Large coordinate measuring machines are used for quality assurance in the automobile and aircraft industry. To monitor and calibrate these machines, a procedure, based on the multilateration principle known from geodesy, has been developed. It meets the increased accuracy requirements and, in particular, does not require reference objects such as, for example, ball plates.

A car body on a large coordinate measuring machine (source: VW)

Small and medium-sized coordinate measuring machines with measurement volumes below 1 m3 can be well monitored and calibrated by the ball plate method which measures calibrated ball plates at different positions in the measurement volume of the coordinate measuring machine. A comparison between measured and calibrated positions of the balls allows to calculate all error parameters.

For larger coordinate measuring machines with axial lengths of two meters and more, the size of the ball plates become too large to handle. The procedure now developed by PTB makes use of the principle of the ball plate method without needing the large plates physically. The test is carried out by creating a “virtual plate” realized on the coordinate measuring machine through a large number of interferometric distance measurements.

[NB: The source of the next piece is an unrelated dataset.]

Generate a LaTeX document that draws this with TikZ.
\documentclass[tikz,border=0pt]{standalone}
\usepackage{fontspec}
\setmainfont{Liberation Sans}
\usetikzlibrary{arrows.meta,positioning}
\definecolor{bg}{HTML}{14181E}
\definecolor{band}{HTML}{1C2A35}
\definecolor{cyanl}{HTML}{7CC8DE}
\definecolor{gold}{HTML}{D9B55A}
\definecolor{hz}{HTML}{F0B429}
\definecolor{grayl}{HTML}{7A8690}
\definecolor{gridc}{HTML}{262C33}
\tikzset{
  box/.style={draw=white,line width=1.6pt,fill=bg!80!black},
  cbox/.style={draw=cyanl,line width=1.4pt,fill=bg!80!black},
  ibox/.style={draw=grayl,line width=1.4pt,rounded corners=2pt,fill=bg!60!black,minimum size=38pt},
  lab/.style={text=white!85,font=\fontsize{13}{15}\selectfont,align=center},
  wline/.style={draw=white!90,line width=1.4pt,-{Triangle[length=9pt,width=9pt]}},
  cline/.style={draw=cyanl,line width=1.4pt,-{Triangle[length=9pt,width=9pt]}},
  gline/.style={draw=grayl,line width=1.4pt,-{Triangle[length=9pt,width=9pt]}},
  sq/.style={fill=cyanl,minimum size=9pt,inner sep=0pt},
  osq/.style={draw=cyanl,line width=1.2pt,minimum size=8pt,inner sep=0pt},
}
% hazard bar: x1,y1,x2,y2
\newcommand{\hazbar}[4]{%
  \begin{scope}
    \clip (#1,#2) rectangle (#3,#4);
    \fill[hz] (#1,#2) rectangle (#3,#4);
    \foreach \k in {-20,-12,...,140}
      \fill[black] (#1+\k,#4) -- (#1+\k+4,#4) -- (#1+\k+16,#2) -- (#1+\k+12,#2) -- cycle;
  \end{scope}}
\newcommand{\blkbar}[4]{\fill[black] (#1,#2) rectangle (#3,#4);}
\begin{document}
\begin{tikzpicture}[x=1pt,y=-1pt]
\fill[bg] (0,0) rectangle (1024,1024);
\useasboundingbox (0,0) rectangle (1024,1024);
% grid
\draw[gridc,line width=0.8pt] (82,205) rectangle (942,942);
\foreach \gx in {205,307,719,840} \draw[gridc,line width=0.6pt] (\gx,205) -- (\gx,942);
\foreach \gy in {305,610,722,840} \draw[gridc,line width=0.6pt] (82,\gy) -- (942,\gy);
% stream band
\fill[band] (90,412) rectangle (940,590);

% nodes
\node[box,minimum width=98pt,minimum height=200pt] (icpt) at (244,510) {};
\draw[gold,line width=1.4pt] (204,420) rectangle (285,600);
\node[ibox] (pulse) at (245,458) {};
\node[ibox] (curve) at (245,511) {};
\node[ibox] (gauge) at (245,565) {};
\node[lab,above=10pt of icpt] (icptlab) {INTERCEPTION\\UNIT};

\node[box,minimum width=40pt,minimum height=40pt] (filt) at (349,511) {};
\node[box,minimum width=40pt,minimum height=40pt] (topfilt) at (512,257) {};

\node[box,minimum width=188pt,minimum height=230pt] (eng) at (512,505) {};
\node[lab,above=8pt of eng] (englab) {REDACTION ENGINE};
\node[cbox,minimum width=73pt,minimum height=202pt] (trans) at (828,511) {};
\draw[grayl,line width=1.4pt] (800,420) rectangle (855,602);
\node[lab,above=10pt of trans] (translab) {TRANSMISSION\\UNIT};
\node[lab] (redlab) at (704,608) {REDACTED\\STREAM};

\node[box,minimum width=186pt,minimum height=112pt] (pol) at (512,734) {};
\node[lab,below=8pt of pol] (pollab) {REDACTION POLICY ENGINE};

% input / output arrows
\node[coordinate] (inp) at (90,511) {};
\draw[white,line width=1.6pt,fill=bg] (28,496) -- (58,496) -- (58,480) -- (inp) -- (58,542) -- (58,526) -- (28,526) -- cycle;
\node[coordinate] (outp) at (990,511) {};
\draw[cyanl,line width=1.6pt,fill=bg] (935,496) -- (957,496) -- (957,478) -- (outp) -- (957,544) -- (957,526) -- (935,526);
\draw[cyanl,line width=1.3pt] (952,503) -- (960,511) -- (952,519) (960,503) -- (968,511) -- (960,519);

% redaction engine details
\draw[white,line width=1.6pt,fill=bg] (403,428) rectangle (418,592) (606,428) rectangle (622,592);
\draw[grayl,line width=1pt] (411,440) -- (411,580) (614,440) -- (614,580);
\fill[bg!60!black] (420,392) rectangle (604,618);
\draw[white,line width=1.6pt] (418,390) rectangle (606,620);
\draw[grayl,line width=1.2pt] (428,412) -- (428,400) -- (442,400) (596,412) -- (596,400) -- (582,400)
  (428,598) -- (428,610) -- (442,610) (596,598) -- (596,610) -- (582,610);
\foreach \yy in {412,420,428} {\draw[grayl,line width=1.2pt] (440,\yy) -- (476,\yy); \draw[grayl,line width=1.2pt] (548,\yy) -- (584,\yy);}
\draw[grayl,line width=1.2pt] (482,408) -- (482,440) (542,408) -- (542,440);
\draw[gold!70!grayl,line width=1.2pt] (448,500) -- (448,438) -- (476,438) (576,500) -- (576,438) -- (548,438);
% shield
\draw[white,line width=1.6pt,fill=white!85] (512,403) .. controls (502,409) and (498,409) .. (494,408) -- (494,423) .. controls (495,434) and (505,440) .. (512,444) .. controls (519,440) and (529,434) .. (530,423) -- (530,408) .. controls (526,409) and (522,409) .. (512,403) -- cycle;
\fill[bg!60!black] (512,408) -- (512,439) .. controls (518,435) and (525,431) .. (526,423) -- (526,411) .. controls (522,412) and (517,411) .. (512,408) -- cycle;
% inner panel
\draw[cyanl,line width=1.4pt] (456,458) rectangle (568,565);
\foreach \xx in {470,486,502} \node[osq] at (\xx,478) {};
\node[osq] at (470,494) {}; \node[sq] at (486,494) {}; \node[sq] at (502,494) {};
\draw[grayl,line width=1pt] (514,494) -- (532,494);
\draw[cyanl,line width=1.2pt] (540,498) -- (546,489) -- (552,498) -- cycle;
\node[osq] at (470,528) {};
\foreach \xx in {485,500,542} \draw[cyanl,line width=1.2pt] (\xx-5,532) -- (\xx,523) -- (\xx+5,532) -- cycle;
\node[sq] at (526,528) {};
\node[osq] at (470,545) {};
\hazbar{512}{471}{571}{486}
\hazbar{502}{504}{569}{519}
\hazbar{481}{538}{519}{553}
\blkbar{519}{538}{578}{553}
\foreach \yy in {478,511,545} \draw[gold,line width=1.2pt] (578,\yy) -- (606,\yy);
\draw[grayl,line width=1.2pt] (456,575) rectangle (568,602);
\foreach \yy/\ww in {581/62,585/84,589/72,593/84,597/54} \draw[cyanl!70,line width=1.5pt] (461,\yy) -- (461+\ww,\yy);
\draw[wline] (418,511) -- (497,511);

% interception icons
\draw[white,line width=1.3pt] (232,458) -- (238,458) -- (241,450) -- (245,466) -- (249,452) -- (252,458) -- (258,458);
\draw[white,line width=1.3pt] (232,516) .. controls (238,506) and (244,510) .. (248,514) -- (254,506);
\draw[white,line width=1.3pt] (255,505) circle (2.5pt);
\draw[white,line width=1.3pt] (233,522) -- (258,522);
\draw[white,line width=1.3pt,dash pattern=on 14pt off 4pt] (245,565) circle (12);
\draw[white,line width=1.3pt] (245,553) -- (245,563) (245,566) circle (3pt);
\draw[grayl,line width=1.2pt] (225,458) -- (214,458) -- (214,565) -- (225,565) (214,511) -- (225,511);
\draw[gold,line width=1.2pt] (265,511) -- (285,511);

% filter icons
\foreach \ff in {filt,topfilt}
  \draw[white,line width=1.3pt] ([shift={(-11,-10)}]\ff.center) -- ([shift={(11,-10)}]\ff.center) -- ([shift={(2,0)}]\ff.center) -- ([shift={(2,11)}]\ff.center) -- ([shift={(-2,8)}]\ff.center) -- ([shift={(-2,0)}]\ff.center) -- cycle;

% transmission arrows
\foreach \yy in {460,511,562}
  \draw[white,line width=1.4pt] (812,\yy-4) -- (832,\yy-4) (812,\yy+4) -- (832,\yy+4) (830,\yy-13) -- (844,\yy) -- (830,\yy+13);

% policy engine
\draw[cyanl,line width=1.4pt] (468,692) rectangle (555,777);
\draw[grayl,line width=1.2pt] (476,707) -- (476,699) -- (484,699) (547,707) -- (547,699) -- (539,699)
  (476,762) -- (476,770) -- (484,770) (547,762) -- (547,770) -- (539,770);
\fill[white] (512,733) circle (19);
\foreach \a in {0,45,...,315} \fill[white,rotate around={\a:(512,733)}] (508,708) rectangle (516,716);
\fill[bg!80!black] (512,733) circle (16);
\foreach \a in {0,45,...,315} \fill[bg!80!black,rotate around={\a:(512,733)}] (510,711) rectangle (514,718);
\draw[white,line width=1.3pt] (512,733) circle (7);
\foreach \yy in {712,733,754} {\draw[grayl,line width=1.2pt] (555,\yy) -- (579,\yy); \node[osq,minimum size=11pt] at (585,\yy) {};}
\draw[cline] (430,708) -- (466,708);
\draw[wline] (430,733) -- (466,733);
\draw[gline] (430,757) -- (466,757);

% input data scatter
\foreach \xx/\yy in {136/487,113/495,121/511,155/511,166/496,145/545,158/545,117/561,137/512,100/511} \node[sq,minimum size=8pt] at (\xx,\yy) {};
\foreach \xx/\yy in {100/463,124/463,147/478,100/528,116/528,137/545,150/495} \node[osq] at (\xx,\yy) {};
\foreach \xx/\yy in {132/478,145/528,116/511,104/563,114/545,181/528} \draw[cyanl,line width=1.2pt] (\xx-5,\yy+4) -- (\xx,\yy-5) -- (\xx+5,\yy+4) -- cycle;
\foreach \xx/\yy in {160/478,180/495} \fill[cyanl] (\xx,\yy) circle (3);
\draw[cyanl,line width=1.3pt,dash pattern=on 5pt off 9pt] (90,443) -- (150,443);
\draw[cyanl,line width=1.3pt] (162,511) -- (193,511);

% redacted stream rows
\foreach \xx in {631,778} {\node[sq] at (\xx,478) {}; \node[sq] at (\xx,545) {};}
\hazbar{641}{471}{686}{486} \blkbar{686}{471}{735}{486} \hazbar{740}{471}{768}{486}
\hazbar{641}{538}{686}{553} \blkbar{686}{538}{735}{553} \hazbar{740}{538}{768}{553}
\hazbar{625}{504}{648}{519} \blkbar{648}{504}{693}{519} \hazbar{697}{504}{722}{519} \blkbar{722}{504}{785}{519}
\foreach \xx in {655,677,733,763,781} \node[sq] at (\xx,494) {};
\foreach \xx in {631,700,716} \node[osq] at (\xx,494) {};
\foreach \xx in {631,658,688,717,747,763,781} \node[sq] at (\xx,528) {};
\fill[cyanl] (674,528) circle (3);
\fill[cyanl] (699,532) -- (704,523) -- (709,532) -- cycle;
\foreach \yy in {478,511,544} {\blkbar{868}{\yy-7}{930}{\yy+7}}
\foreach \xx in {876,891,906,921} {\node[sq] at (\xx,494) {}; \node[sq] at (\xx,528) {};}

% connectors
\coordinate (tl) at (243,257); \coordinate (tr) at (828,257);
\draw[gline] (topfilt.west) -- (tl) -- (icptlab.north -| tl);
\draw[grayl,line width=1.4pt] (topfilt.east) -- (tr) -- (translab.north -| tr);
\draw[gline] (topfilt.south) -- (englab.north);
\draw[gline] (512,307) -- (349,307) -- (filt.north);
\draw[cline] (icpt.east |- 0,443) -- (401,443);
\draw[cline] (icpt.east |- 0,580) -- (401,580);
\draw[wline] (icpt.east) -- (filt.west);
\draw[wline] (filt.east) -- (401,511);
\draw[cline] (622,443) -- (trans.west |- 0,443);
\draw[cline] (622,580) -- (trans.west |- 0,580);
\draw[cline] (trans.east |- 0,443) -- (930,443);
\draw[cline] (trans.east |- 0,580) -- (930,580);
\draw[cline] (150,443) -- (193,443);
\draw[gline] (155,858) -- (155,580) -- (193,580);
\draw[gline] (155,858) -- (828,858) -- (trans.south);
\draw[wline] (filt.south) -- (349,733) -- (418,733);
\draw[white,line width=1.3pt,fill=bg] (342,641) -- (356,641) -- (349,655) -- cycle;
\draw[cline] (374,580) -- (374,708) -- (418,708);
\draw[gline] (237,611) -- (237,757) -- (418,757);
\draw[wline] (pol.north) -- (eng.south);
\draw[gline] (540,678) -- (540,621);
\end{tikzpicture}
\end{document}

In the course of the test, a special optical reflector unit is mounted on the coordinate measuring machine instead of the probe head. It is moved to predefined positions on a plane. An automatically tracking laser interferometer (laser tracker) successively measures the distance to the reflector unit from four different positions (therefore: multilateration procedure). Processing the four groups of length measurements, a special software calculates a two-dimensional reference grid similar to a very large ball plate. The deviations of the coordinate measuring machine can be determined by comparison with the indicated positions. Very high accuracy can be achieved as the evaluation principle only makes use of the interferometric distance signal of the laser tracker. Under good ambient conditions, deviations for coordinate measuring machines with a measurement volume of 5 m x 2 m x 2 m were determined with uncertainties below 10 µm.

The patented procedure was successfully tested in cooperation with a German car manufacturer and further developed for industrial use by a company engaged in measurement technology in Braunschweig.